Happy Friday to you, cryptologists. This edition is coming a little bit late this week (it’s Friday), but it so happens yesterday was quite a momentous occasion in the history of bitcoin, so let’s get started with what’s been going on, shall we?

  • The price of bitcoin soared to a record high of almost $5,900 on some markets, breaking the $5,800 level for a short period of time before falling back into the $5,600 range, which is still about a 16% leap over the last three days.
  • Why the price surge despite heavy criticisms from top Wall Street execs to the barring of ICO activity in several countries across Asia? There is still a number of reasons why bitcoin remains attractive to buyers – even at these prices – and they include some of the following:
    1. Amazon is considering accepting bitcoin for payment. This will allow large holders of bitcoin to spend it without having to transfer it through some sort of intermediary currency exchange.
    2. Digital currency dividends, more commonly referred to as hard forks on this blog, are another reason why big money investors keep pouring money into the cryptocurrency space — betting on the hopes of another profitable hard fork coin success like Bitcoin Cash (BCH). And this is a reasonable bet as there are upcoming hardforks in bitcoin, Ethereum and litecoin all in the not too distant future.
    3. Wall Street cannot be stopped. The amount of dollars an average sized bank or hedge fund has at their disposal could easily buy out and crush the price of any cryptocurrency of their choosing. They can also make any cryptocurrency go far beyond the moon and well into the solar system. Why would they do this? Profit, of course. The similarities between cryptocurrency markets and traditional stock, commodity and Forex markets are markedly similar, and as such, the psychology that underpins the tricks of the trade remains the same. Expect the Wall Street influence to overshadow any negatives for bitcoin for some time to come.
  • Jamie Dimon says he isn’t going to talk about bitcoin anymore, which is fortunate because now we don’t have to talk about Jamie Dimon anymore.

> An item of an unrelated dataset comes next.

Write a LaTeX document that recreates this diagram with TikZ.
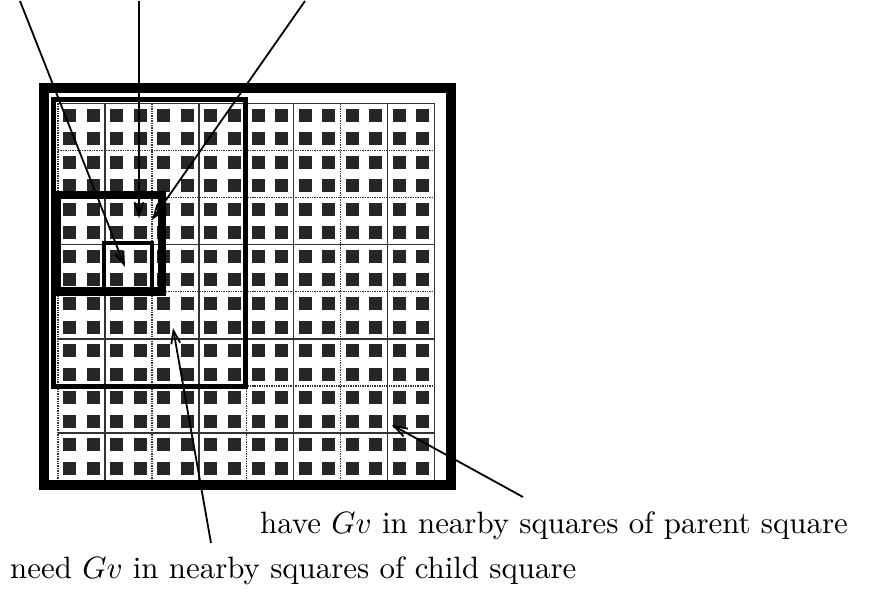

  • Bitcoin “boiler rooms” do exist, and they’re hiring. A Boiler Room is basically a somewhat unregulated, off-the-radar stock hustling operations where call centers make calls to leads, hoping to find people desperate, gullible or greedy enough to agree to buy commodities that usually tend to sink in price, even though they are charmingly sold by the cold caller as the next “big thing.”
  • Barron’s released a compelling online analysis on how China could also heavily shape the future of bitcoin, depending on the regulatory actions they finally settle upon and how much freedom their giant-volumed, government-sanctioned exchanges are rewarded.